In a big shock to the Indian government, France’s financial crimes branch has decided to reopen the case into one of the most controversial and high-profile cases – the Rafale deal – on alleged corruption charges. According to the French independent online journal Mediapart, a judge was appointed last month on June 14 to look into the matter and examine the sale of 36 Rafale aircrafts to India by Dassault Aviation. The development comes following a series of investigations on the matter conducted by a French publication in April 2021.
On July 2, Mediapart claimed that a judicial investigation for “corruption” and “favouritism” has finally been opened on the sale of the Rafale fighter jets to India. The journal also reveals that Dassault has done a huge financial favour to its local partner, Reliance’s chairman Anil Ambani.
According to reports, the probe will examine irregularities and non-adherence to the procedure on claims that more than one million Euros were given to an Indian middleman by Dassault, the Paris headquartered Rafale manufacturing company.
The report suggested that during the investigation, questions can be asked to former president Francois Hollande, the then finance minister and current president Emmanuel Macron, the then defence minister and current foreign minister of France, Jean-Yves Le Drian.
Mediapart said that the French public prosecution services (PNF) decided to open the probe against allegations soon after Sherpa, an anti-corruption NGO in France, filed a complaint with the tribunal of Paris and claimed that there were many possible irregularities in the contract including corruption, money laundering and favouritism.
Earlier in 2019, PNF had refused to probe the Rafale matter filed by Sherpa.

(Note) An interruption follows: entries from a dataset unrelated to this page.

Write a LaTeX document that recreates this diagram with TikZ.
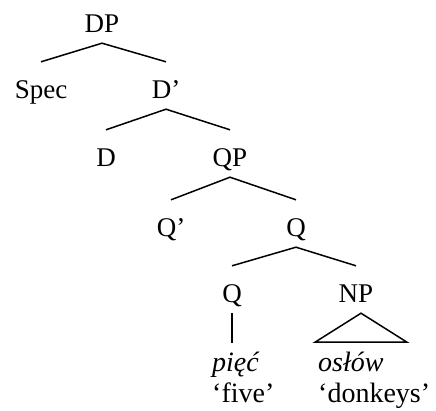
\documentclass[tikz,border=0pt]{standalone}
\usepackage{fontspec}
\setmainfont{Liberation Serif}
\usetikzlibrary{calc}
\begin{document}
\begin{tikzpicture}[x=1pt,y=-1pt,
  lab/.style={inner xsep=0pt,inner ysep=0pt,text height=36pt,text depth=11pt,anchor=base,font=\fontsize{27}{32}\selectfont},
  leaf/.style={inner sep=0pt,text height=28pt,text depth=0pt,anchor=base west,font=\fontsize{28}{32}\selectfont},
  br/.style={line width=1.5pt}]
\useasboundingbox (0,0) rectangle (436,410);
\node[lab] (DP) at (102,32) {DP};
\node[lab] (Spec) at (41,98) {Spec};
\node[lab] (Dbar) at (166,98) {D’};
\node[lab] (D) at (106,166) {D};
\node[lab] (QP) at (230,166) {QP};
\node[lab] (Qbar) at (171,236) {Q’};
\node[lab] (Q1) at (296,236) {Q};
\node[lab] (Q2) at (232,302) {Q};
\node[lab] (NP) at (356,302) {NP};
\node[leaf] (piec) at (212,371) {\itshape pięć};
\node[leaf] (five) at (212,402) {‘five’};
\node[leaf] (oslow) at (318,371) {\itshape osłów};
\node[leaf] (donk) at (318,402) {‘donkeys’};
\draw[br] (Spec.north) -- (DP.south) -- (Dbar.north);
\draw[br] (D.north) -- (Dbar.south) -- (QP.north);
\draw[br] (Qbar.north) -- (QP.south) -- (Q1.north);
\draw[br] (Q2.north) -- (Q1.south) -- (NP.north);
\draw[br] (Q2.south) -- (Q2.south |- piec.north);
\coordinate (apex) at ($(NP.south)+(5,0)$);
\draw[br] (apex) -- ($(apex)+(-46,29)$) -- ($(apex)+(46,29)$) -- cycle;
\end{tikzpicture}
\end{document}
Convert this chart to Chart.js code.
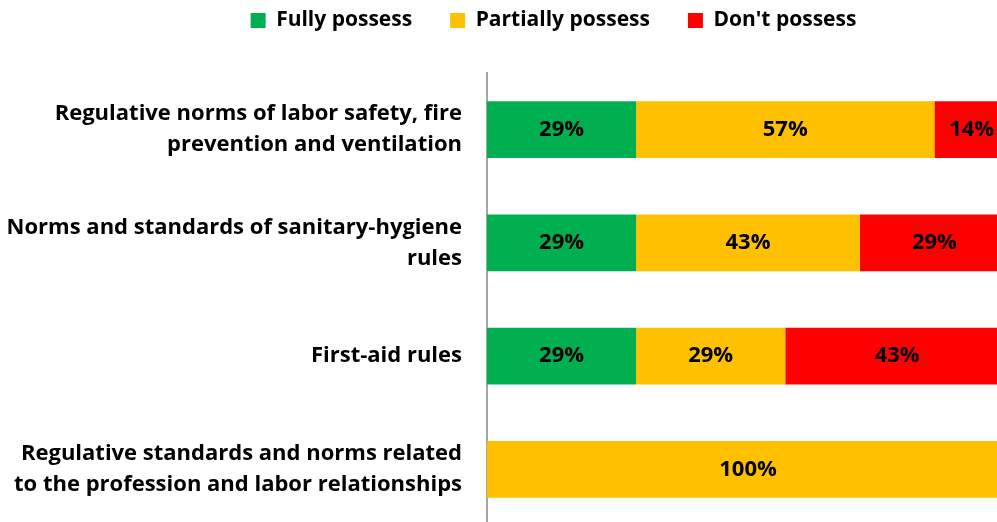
<!DOCTYPE html>
<html>
<head>
<meta charset="utf-8">
<script src="https://cdn.jsdelivr.net/npm/chart.js@4.4.1/dist/chart.umd.min.js"></script>
<style>
  html, body { margin: 0; padding: 0; background: #fff; overflow: hidden; }
  #wrap { width: 997px; height: 522px; overflow: hidden; position: relative; }
  #chart { position: absolute; left: 0; top: 0; }
</style>
</head>
<body>
<div id="wrap"><canvas id="chart" width="1009" height="582"></canvas></div>
<script>
// data (bars are sevenths: 2/7, 4/7, 1/7 ...)
const categories = [
  ["Regulative norms of labor safety, fire", "prevention and ventilation"],
  ["Norms and standards of sanitary-hygiene", "rules"],
  "First-aid rules",
  ["Regulative standards and norms related", "to the profession and labor relationships"]
];
const series_names = ["Fully possess", "Partially possess", "Don't possess"];
const fully_possess = [28.57, 28.57, 28.57, 0];
const partially_possess = [57.14, 42.86, 28.57, 100];
const dont_possess = [14.29, 28.57, 42.86, 0];
const series_colors = ["#00B050", "#FFC000", "#FF0000"];

const FONT = "'Open Sans', 'Liberation Sans', sans-serif";

// percent labels in the middle of each piece
const bar_labels = {
  id: "bar_labels",
  afterDatasetsDraw(chart) {
    const ctx = chart.ctx;
    ctx.save();
    ctx.font = "bold 22px " + FONT;
    ctx.fillStyle = "#000";
    ctx.textAlign = "center";
    ctx.textBaseline = "middle";
    chart.data.datasets.forEach((ds, i) => {
      const meta = chart.getDatasetMeta(i);
      meta.data.forEach((bar, j) => {
        const v = ds.data[j];
        if (!v) return;
        ctx.fillText(Math.round(v) + "%", (bar.x + bar.base) / 2, bar.y);
      });
    });
    ctx.restore();
  }
};

// legend sits a bit right of centre and high up, like the original
const legend_place = {
  id: "legend_place",
  beforeInit(chart) {
    const fit = chart.legend.fit;
    chart.legend.fit = function () {
      fit.call(this);
      this.height += 4;
    };
  },
  afterLayout(chart) {
    const lg = chart.legend;
    lg.left += 49;
    lg.right += 49;
    lg.top -= 28;
    lg.bottom -= 28;
  }
};

new Chart(document.getElementById("chart"), {
  type: "bar",
  data: {
    labels: categories,
    datasets: [
      { label: series_names[0], data: fully_possess, backgroundColor: series_colors[0] },
      { label: series_names[1], data: partially_possess, backgroundColor: series_colors[1] },
      { label: series_names[2], data: dont_possess, backgroundColor: series_colors[2] }
    ]
  },
  options: {
    indexAxis: "y",
    responsive: false,
    animation: false,
    devicePixelRatio: 1,
    datasets: {
      bar: { barPercentage: 0.5, categoryPercentage: 1, borderWidth: 0 }
    },
    scales: {
      x: { stacked: true, min: 0, max: 100, display: false },
      y: {
        stacked: true,
        grid: { display: false, drawTicks: false },
        border: { display: true, color: "#A6A6A6", width: 2 },
        ticks: {
          color: "#000",
          padding: 25,
          font: { family: FONT, size: 22, weight: "bold", lineHeight: "31px" }
        },
        afterFit(scale) { scale.width = 487; }
      }
    },
    plugins: {
      tooltip: { enabled: false },
      legend: {
        position: "top",
        labels: {
          color: "#000",
          boxWidth: 15,
          boxHeight: 15,
          padding: 38,
          font: { family: FONT, size: 21, weight: "bold" }
        }
      }
    }
  },
  plugins: [bar_labels, legend_place]
});
</script>
</body>
</html>
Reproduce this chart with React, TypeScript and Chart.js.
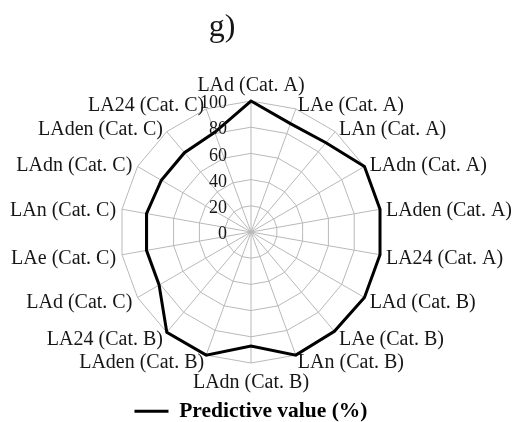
import { useEffect, useRef } from 'react';
import { Chart, registerables } from 'chart.js';

Chart.register(...registerables);

// Categories clockwise from the top spoke
const categories = [
  'LAd (Cat. A)', 'LAe (Cat. A)', 'LAn (Cat. A)', 'LAdn (Cat. A)', 'LAden (Cat. A)', 'LA24 (Cat. A)',
  'LAd (Cat. B)', 'LAe (Cat. B)', 'LAn (Cat. B)', 'LAdn (Cat. B)', 'LAden (Cat. B)', 'LA24 (Cat. B)',
  'LAd (Cat. C)', 'LAe (Cat. C)', 'LAn (Cat. C)', 'LAdn (Cat. C)', 'LAden (Cat. C)', 'LA24 (Cat. C)',
];
const predictiveValue = [100, 88, 89, 100, 100, 100, 100, 99, 100, 87, 100, 100, 81, 81, 81, 79, 79, 81];
const tickValues = [0, 20, 40, 60, 80, 100];
const panelTitle = 'g)';
const seriesName = 'Predictive value (%)';

const SERIF = '"Liberation Serif", "Times New Roman", serif';
const TEXT = '#161616';
const GRID = '#b9b9b9';
const TEXT_DROP = 2.5; // nudges middle-baseline text down to sit on its reference line

// Tick numbers, spoke labels and panel letter drawn around the radial scale
const radarText = {
  id: 'radarText',
  afterDraw(chart: any) {
    const scale = chart.scales.r;
    const ctx: CanvasRenderingContext2D = chart.ctx;
    ctx.save();
    ctx.fillStyle = TEXT;

    ctx.font = `18px ${SERIF}`;
    ctx.textAlign = 'right';
    ctx.textBaseline = 'middle';
    tickValues.forEach((v) => {
      const d = scale.getDistanceFromCenterForValue(v);
      ctx.fillText(String(v), scale.xCenter - 24, scale.yCenter - d + TEXT_DROP);
    });

    ctx.font = `20px ${SERIF}`;
    const outer = scale.drawingArea;
    categories.forEach((label, i) => {
      const a = scale.getIndexAngle(i);
      const s = Math.sin(a);
      let dist = outer + 6;
      let align: CanvasTextAlign;
      if (Math.abs(s) < 0.05) {
        align = 'center';
        dist = outer + 17.5;
      } else {
        align = s > 0 ? 'left' : 'right';
      }
      const p = scale.getPointPosition(i, dist);
      ctx.textAlign = align;
      ctx.fillText(label, p.x, p.y + TEXT_DROP);
    });

    ctx.font = `32px ${SERIF}`;
    ctx.textAlign = 'center';
    ctx.textBaseline = 'alphabetic';
    ctx.fillText(panelTitle, scale.xCenter - 29, 36);
    ctx.restore();
  },
};

export default function App() {
  const ref = useRef<HTMLCanvasElement>(null);

  useEffect(() => {
    if (!ref.current) return;
    const chart = new Chart(ref.current, {
      type: 'radar',
      data: {
        labels: categories,
        datasets: [
          {
            label: seriesName,
            data: predictiveValue,
            borderColor: '#000',
            backgroundColor: 'rgba(0,0,0,0)',
            borderWidth: 3,
            borderJoinStyle: 'miter',
            fill: false,
            pointRadius: 0,
            pointHoverRadius: 0,
            tension: 0,
          },
        ],
      },
      plugins: [radarText],
      options: {
        responsive: false,
        maintainAspectRatio: false,
        devicePixelRatio: 1,
        animation: false,
        layout: { padding: { left: 119, right: 129, top: 101, bottom: 0 } },
        scales: {
          r: {
            min: 0,
            max: 100,
            ticks: { stepSize: 20, display: false },
            grid: { color: GRID, lineWidth: 1, circular: false },
            angleLines: { color: GRID, lineWidth: 1 },
            pointLabels: { display: false },
          },
        },
        plugins: {
          title: { display: false },
          tooltip: { enabled: false },
          legend: {
            display: true,
            position: 'bottom',
            align: 'center',
            labels: {
              boxWidth: 34,
              boxHeight: 3,
              padding: 36,
              color: '#000',
              font: { family: SERIF, size: 21.5, weight: 'bold' },
              generateLabels: () => [
                {
                  text: seriesName,
                  fillStyle: '#000',
                  strokeStyle: '#000',
                  lineWidth: 0,
                  hidden: false,
                  datasetIndex: 0,
                },
              ],
            },
          },
        },
      },
    });
    return () => chart.destroy();
  }, []);

  return (
    <div
      style={{
        position: 'fixed',
        left: 0,
        top: 0,
        width: 512,
        height: 422,
        overflow: 'hidden',
        background: '#fff',
      }}
    >
      <canvas ref={ref} width={512} height={432} style={{ display: 'block', width: 512, height: 432 }} />
    </div>
  );
}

Meanwhile, Congress on Saturday has demanded to set up a parliamentary committee to probe the issue.
Rafale Deal – Background
In April 2015, Prime Minister Narendra Modi visited Paris and met the then president Francois Hollande. During his meeting with Hollande, Modi had discussed the Rafale deal for the first time since he came to power. Reliance’s Anil Ambani and other Indian industrialists were also part of PM Modi’s delegation during the visit.
The Indian Express reported that Ambani had visited Jean-Yves Les Drian’s office in Paris in March 2015, weeks before PM Modi’s official arrival to France.

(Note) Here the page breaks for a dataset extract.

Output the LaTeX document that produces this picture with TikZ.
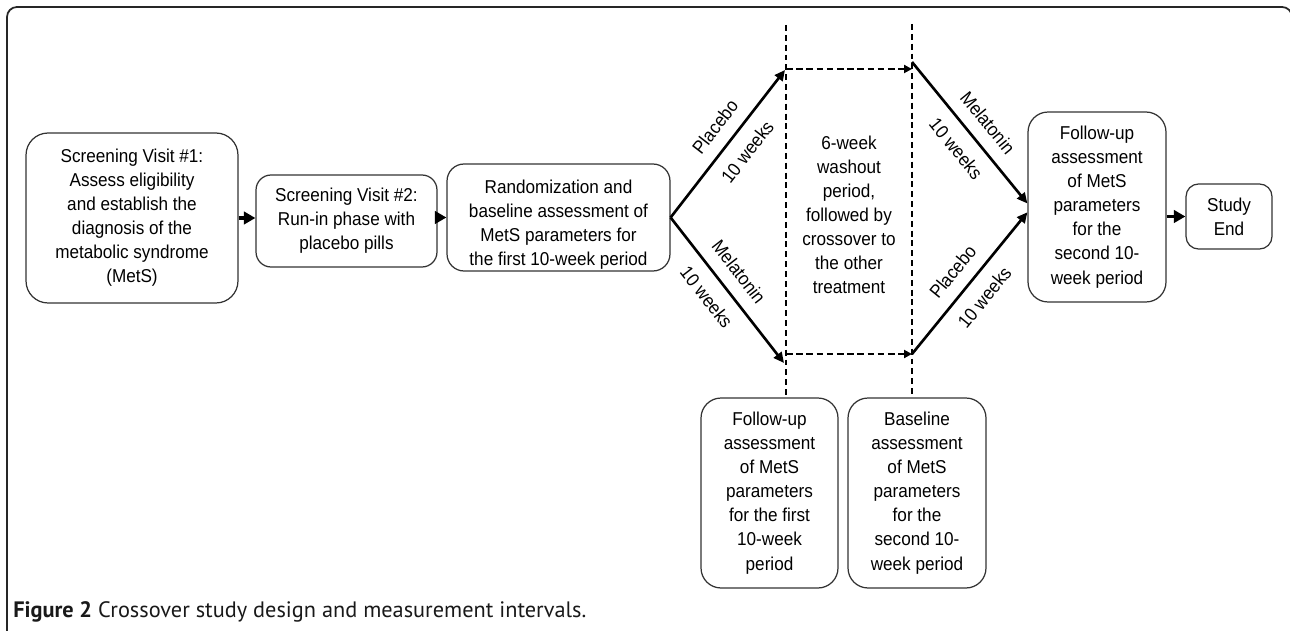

In July 2015, Manohar Parrikar, the then defence minister of the Modi government, had informed the parliament that the government scrapped the previous deal of 126 Rafale jets that was signed in 2012 during the UPA government, and decided to purchase 36 fighters in fly-away condition from a French company.

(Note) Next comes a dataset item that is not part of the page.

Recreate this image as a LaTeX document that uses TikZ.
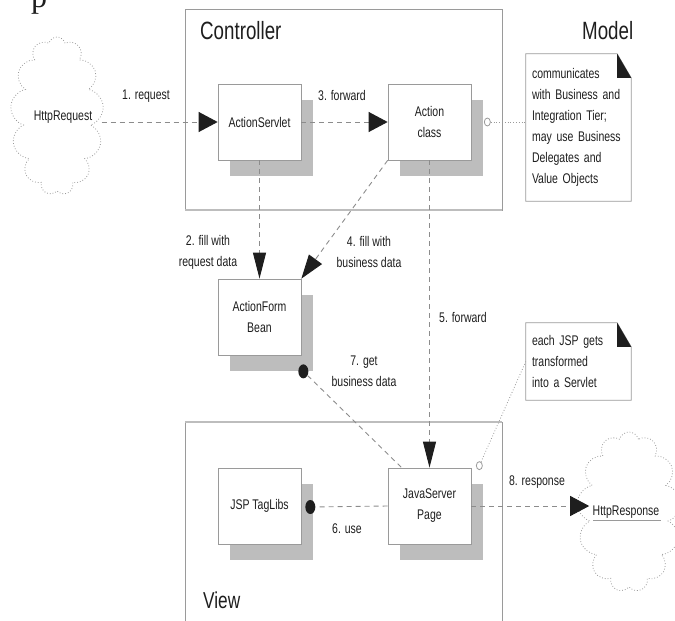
\documentclass[tikz,border=0pt]{standalone}
\usepackage{fontspec}
\setmainfont{Liberation Sans}[FakeStretch=0.75]
\newfontfamily\serifpart{Liberation Serif}
\usetikzlibrary{arrows.meta,shapes.symbols,shapes.geometric,shadows,calc}

\definecolor{ink}{HTML}{1E1E1E}
\definecolor{edge}{HTML}{9A9A9A}
\definecolor{shade}{HTML}{BDBDBD}
\definecolor{wire}{HTML}{8C8C8C}

\begin{document}
\begin{tikzpicture}[x=1pt,y=-1pt,
  every node/.style={text=ink},
  small/.style={font=\fontsize{14}{21}\selectfont, align=center},
  big/.style={font=\fontsize{25}{30}\selectfont, inner sep=0pt, anchor=base west},
  comp/.style={small, draw=edge, line width=0.7pt, fill=white,
    minimum width=83pt, minimum height=76pt, inner sep=0pt,
    drop shadow={shadow xshift=12pt, shadow yshift=-16pt, fill=shade, opacity=1}},
  note/.style={small, align=left, text width=93pt, inner sep=6pt, minimum width=105pt},
  frame/.style={draw=edge, line width=0.7pt},
  rim/.style={draw=shade, line width=2.6pt},
  flow/.style={draw=wire, line width=0.9pt, dash pattern=on 5pt off 4pt},
  link/.style={draw=edge, line width=0.8pt, dotted},
  hhead/.style={-{Triangle[length=19pt,width=20pt,color=ink]}},
  vhead/.style={-{Triangle[length=26pt,width=13pt,color=ink]}},
  dhead/.style={-{Triangle[length=24pt,width=16pt,color=ink]}},
  port/.style={ellipse, draw=edge, line width=0.8pt, fill=white, minimum width=6pt, minimum height=8pt, inner sep=0pt},
  blob/.style={ellipse, fill=ink, minimum width=10pt, minimum height=14pt, inner sep=0pt},
  puff/.style={cloud, cloud puffs=13, cloud ignores aspect, draw=edge, dotted, line width=0.8pt, inner sep=0pt}
]
\useasboundingbox (0,0) rectangle (675,621);

% fragment of a glyph from the line above
\node[font=\serifpart\fontsize{32}{32}\selectfont, anchor=base west, inner sep=0pt] (frag) at (31,8) {p};

% tier frames
\draw[frame] (185,9) rectangle (502,210);
\draw[rim] (185,210) -- (502,210);
\draw[frame] (185,640) -- (185,422) -- (502,422) -- (502,640);
\draw[rim] (185,422) -- (502,422);

\node[big] (ctrl) at (200,39) {Controller};
\node[big] (model) at (582,39) {Model};
\node[big, font=\fontsize{23}{28}\selectfont] (view) at (203,608) {View};

% components
\node[comp] (servlet) at (259.5,122) {ActionServlet};
\node[comp] (action) at (429.5,122) {Action\\class};
\node[comp] (form) at (259.5,317) {ActionForm\\Bean};
\node[comp] (taglibs) at (259.5,506) {JSP TagLibs};
\node[comp] (jsp) at (429.5,506) {JavaServer\\Page};

% clouds
\node[puff, minimum width=93pt, minimum height=158pt] (reqcloud) at (57,116) {};
\node[small] (req) at (63,117) {HttpRequest};
\node[puff, minimum width=104pt, minimum height=160pt] (respcloud) at (629,512) {};
\node[small] (resp) at (626,512) {HttpResponse};
\draw[draw=edge, line width=0.6pt] ($(resp.base west)+(4,5)$) -- ($(resp.base east)+(-2,5)$);

% notes with folded corner
\node[note, minimum height=147pt] (note1) at (578.5,127.5)
  {communicates\\with Business and\\Integration Tier;\\may use Business\\Delegates and\\Value Objects};
\node[note, minimum height=77pt] (note2) at (578.5,361.5)
  {each JSP gets\\transformed\\into a Servlet};
\foreach \n in {note1,note2}{
  \draw[frame] (\n.north west) -- ($(\n.north east)+(-14,0)$) -- ($(\n.north east)+(0,24)$)
    -- (\n.south east) -- (\n.south west) -- cycle;
  \fill[ink] ($(\n.north east)+(-14,0)$) -- ($(\n.north east)+(-14,24)$) -- ($(\n.north east)+(0,24)$) -- cycle;
}

% ports and attachment points
\node[port] (actport) at ($(action.east)+(16,0)$) {};
\node[port] (jspport) at ($(jsp.north east)+(8,-2)$) {};
\node[blob] (formdot) at ($(form.south east)+(2,16)$) {};
\node[blob] (tagdot) at ($(taglibs.east)+(9,1)$) {};
\coordinate (jspin) at ($(jsp.north west)+(14,0)$);

% connectors
\draw[flow, hhead] (reqcloud.east |- servlet.west) -- (servlet.west);
\draw[flow, vhead] (servlet.south) -- (form.north);
\draw[flow, hhead] (servlet.east) -- (action.west);
\draw[flow, dhead] (action.south west) -- (form.north east);
\draw[flow, vhead] (action.south) -- (jsp.north);
\draw[flow] (jsp.west) -- (tagdot);
\draw[flow] (formdot) -- (jspin);
\draw[flow, hhead] (jsp.east) -- (jsp.east -| resp.west);
\draw[link] (actport) -- (note1.west |- actport);
\draw[link] (jspport) -- (note2.west);

% connector labels
\node[small] (l1) at (146,96) {1. request};
\node[small] (l2) at (208,252) {2. fill with\\request data};
\node[small] (l3) at (342,95) {3. forward};
\node[small] (l4) at (369,252) {4. fill with\\business data};
\node[small] (l5) at (463,317) {5. forward};
\node[small] (l6) at (347,529) {6. use};
\node[small] (l7) at (364,371) {7. get\\business data};
\node[small] (l8) at (537,482) {8. response};
\end{tikzpicture}
\end{document}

In September 2016, India officially signed an intergovernmental agreement with France to buy 36 aircrafts for 7.87 billion Euros (approximately ₹59,000 crores). However, the government did not reveal the price of the deal citing security concerns.
In November 2016, Reliance officially came into the picture when Dassault Aviation signed a deal with the company to complete its offset obligations. A joint venture was established between Reliance Aerostructure and Dassault called Dassault Reliance Aerospace Limited (DRAL).
In September 2018, amid the series of revelations by the French journal Mediapart on the Rafale deal in France, and serious allegations by opposition parties in India against the Modi government, Francois Hollande revealed in an interview that the Modi government had proposed only one company – Reliance – and they had no choice. “The Indian government proposed this service group, and Dassault negotiated with Ambani. We did not have a choice, we took the interlocutor we were given,” said Hollande in his interview.
Supreme Court dismissed all the PILs in December 2018, seeking to launch a CBI probe into the Rafale deal. Giving a clean chit to the Modi government, a bench of the apex court headed by the then CJI Ranjan Gogoi said that they did not find any irregularities in the deal. The court had said that there is no point to interfere in the government deal.
AAP leader Sanjay Singh, former union ministers Yashwant Sinha and Arun Shourie, and advocate Prashant Bhushan had moved the Supreme Court seeking a thorough investigation into the matter.
Yet again, Mediapart came up with a new investigation and termed this deal as a ‘scandal’ in April 2021. The journal claimed in its report that Dassault had transferred a huge amount of money to a middleman in India, Sushen Mohan Gupta, to conclude the deal. The reports said that the French company had paid 50 percent of an order worth 1,017,850 to make 50 dummy models of Rafale to a Bengaluru-based subcontractor company namely Defsys Solutions Pvt. Ltd.
What’s The Problem?
It is believed that the government has favoured Reliance and kicked state-owned Hindustan Aeronautics Limited (HAL) out of the picture. Critics say that government should clarify how Reliance Group, which has no experience in making weapons, got the deal.